Startled, I glanced in my rear view mirror and saw the man in the car behind me, mouth open all the way back to his tonsils, belting out the Bill Withers classic. “That voice,“ my old singing teacher would have said, darkly, “shouldn’t be allowed to sing.”

It was after midnight and I was lost on the road, looking for the way home. I’d seen the glow of double arches in the distance, found a 24-hour McDonalds underneath and stopped at the drive-thru window to buy a bottle of water and ask for directions. McDonalds’ midnight shift employees aren’t hired for their geospatial sense, so my query kicked off a 10-minute search for someone who actually knew how to find I5 South.

The singer pulled in behind me while I waited, in his rickety old Datsun that had definitely seen better days. Its bright red had faded to piebald pink-and-rust and the side mirror was reattached with what looked like a coat hanger. Another served as a radio antenna and one headlight was gone, literally (there was a hole).

The guy behind the wheel matched his transport: Gaunt and rawboned, scanty beard, thinning shoulder-length locks shot with grey. His eyes were closed, head thrown back. One arm flagged the time as he sang and each time it waved, the ragged hole at the shoulder of his faded tee flashed fishbelly-white skin.

He was one of the legions of glassland residents that a friend calls “time-warp hippies.” Visit Portland’s Saturday Market and you’ll see them out in force; the genial, grey-haired folk in ponchos and old cords who will still sell you a hand-made hashpipe or tie-dyed shirt. “These are the guys,” mused a local colleague, ex-hippie himself, “that just never needed to grow up. Sometimes I envy them.”

My guy’s voice soared and swooped, banging around the right notes without ever actually nailing one; any meter or rhythm was at best wishful thinking. I’m a huge fan of “Ain’t no sunshine,” and by rights I should have been wincing at the scritchy butchery going on behind me.
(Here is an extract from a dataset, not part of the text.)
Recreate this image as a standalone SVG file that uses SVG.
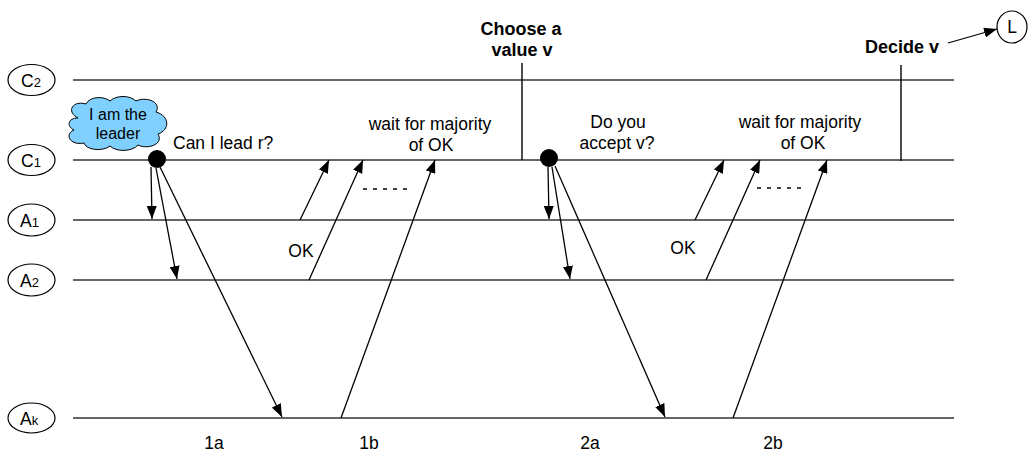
<svg xmlns="http://www.w3.org/2000/svg" width="1028" height="456" viewBox="0 0 1028 456">
<defs>
<marker id="ah" viewBox="0 0 13 10" refX="13" refY="5" markerWidth="13" markerHeight="10" markerUnits="userSpaceOnUse" orient="auto">
<path d="M0,0 L13,5 L0,10 Z" fill="#000"/>
</marker>
<style>
text{font-family:"Liberation Sans",Arial,sans-serif;fill:#000}
.t{font-size:17.5px}
.b{font-size:18px;font-weight:bold}
.c{font-size:16px}
.sub{font-size:13px}
.node{fill:#fff;stroke:#000;stroke-width:1.2}
.life{stroke:#333;stroke-width:1.6;fill:none}
.arr{stroke:#000;stroke-width:1.3;fill:none;marker-end:url(#ah)}
.tick{stroke:#000;stroke-width:1.4;fill:none}
.dash{stroke:#000;stroke-width:1.5;stroke-dasharray:4 6;fill:none}
</style>
</defs>
<rect width="1028" height="456" fill="#fff"/>

<g id="C2">
<ellipse class="node" cx="31.5" cy="80" rx="23.5" ry="15.5"/>
<text class="t" x="21" y="86.5">C<tspan class="sub">2</tspan></text>
<line class="life" x1="73" y1="80" x2="954" y2="80"/>
</g>
<g id="C1">
<ellipse class="node" cx="31.5" cy="160" rx="23.5" ry="15.5"/>
<text class="t" x="21" y="166.5">C<tspan class="sub">1</tspan></text>
<line class="life" x1="73" y1="160" x2="954" y2="160"/>
</g>
<g id="A1">
<ellipse class="node" cx="31.5" cy="220" rx="23.5" ry="16"/>
<text class="t" x="20" y="226.5">A<tspan class="sub">1</tspan></text>
<line class="life" x1="73" y1="220" x2="954" y2="220"/>
</g>
<g id="A2">
<ellipse class="node" cx="31.5" cy="280" rx="23.5" ry="16"/>
<text class="t" x="20" y="286.5">A<tspan class="sub">2</tspan></text>
<line class="life" x1="73" y1="280" x2="954" y2="280"/>
</g>
<g id="Ak">
<ellipse class="node" cx="31.5" cy="418" rx="23.5" ry="15"/>
<text class="t" x="20" y="424.5">A<tspan class="sub">k</tspan></text>
<line class="life" x1="73" y1="418" x2="954" y2="418"/>
</g>
<g id="L">
<ellipse class="node" cx="1012" cy="27" rx="15" ry="16"/>
<text class="t" x="1012" y="33" text-anchor="middle">L</text>
</g>

<g id="leader-cloud">
<path d="M78,118 C66,112 72,100 86,104 C90,96 104,96 110,101 C116,95 130,95 136,101 C146,96 162,102 156,112 C170,116 170,130 158,134 C164,144 148,150 138,145 C132,152 116,152 110,146 C102,152 86,150 84,143 C70,146 64,134 74,130 C66,126 68,118 78,118 Z" fill="#80d0ff" stroke="#000" stroke-width="1"/>
<text class="c" x="118" y="120" text-anchor="middle">I am the</text>
<text class="c" x="118" y="139" text-anchor="middle">leader</text>
</g>

<g id="dot1"><circle cx="157" cy="159" r="9" fill="#000"/></g>
<g id="dot2"><circle cx="549" cy="158" r="9" fill="#000"/></g>

<g id="choose">
<line class="tick" x1="522" y1="63" x2="522" y2="160"/>
<text class="b" x="521" y="35" text-anchor="middle">Choose a</text>
<text class="b" x="522" y="56" text-anchor="middle">value v</text>
</g>
<g id="decide">
<line class="tick" x1="901" y1="65" x2="901" y2="161"/>
<text class="b" x="902" y="53" text-anchor="middle">Decide v</text>
</g>

<g id="connectors">
<line class="arr" x1="151" y1="167" x2="152" y2="219"/>
<line class="arr" x1="156" y1="168" x2="177" y2="279"/>
<line class="arr" x1="160" y1="167" x2="282" y2="417"/>
<line class="arr" x1="300" y1="220" x2="329" y2="160"/>
<line class="arr" x1="309" y1="280" x2="363" y2="160"/>
<line class="arr" x1="341" y1="418" x2="435" y2="160"/>
<line class="dash" x1="363" y1="189" x2="408" y2="189"/>

<line class="arr" x1="548" y1="167" x2="549" y2="219"/>
<line class="arr" x1="552" y1="167" x2="570" y2="279"/>
<line class="arr" x1="555" y1="166" x2="665" y2="417"/>
<line class="arr" x1="695" y1="220" x2="724" y2="160"/>
<line class="arr" x1="706" y1="280" x2="760" y2="160"/>
<line class="arr" x1="733" y1="418" x2="827" y2="160"/>
<line class="dash" x1="757" y1="188" x2="802" y2="188"/>

<line class="arr" x1="948" y1="43" x2="997" y2="29"/>
</g>

<g id="labels">
<text class="t" x="173" y="149">Can I lead r?</text>
<text class="t" x="430" y="130" text-anchor="middle">wait for majority</text>
<text class="t" x="431" y="151" text-anchor="middle">of OK</text>
<text class="t" x="301" y="257" text-anchor="middle">OK</text>
<text class="t" x="618" y="128" text-anchor="middle">Do you</text>
<text class="t" x="617" y="149" text-anchor="middle">accept v?</text>
<text class="t" x="800" y="128" text-anchor="middle">wait for majority</text>
<text class="t" x="803" y="149" text-anchor="middle">of OK</text>
<text class="t" x="683" y="254" text-anchor="middle">OK</text>
<text class="t" x="214" y="449" text-anchor="middle">1a</text>
<text class="t" x="369" y="449" text-anchor="middle">1b</text>
<text class="t" x="590" y="449" text-anchor="middle">2a</text>
<text class="t" x="773" y="449" text-anchor="middle">2b</text>
</g>
</svg>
Instead, it shook me to the bone.

This dude couldn’t sing, not a note, but by God he could SING. I stared at him through the rearview mirror, watched the restaurant fluorescents glinting off the tears slipping down his cheeks. His voice faltered and broke, sobbed and wailed. He sent his pain out into the night and hit me foursquare between the eyes.

It brought home what all great blues singers know instinctively: Pain isn’t pretty. There’s a world of difference between a smooth and supple stage performance, every note correctly and effortlessly slotted into place, and a song like his, forcibly ripped from a despairing gut.

I wondered what was behind that song: Was he mourning a lost lover? Was he a maudlin drunk on a three-day bender? Or was this song so powerful–for him–that that it ripped him apart all by itself?

He caught me staring at him from the rear view mirror, and grinned. He raised an imaginary glass in my honor and mimed a toast. Then he blew me a kiss.

The singing stopped. I got my directions and left.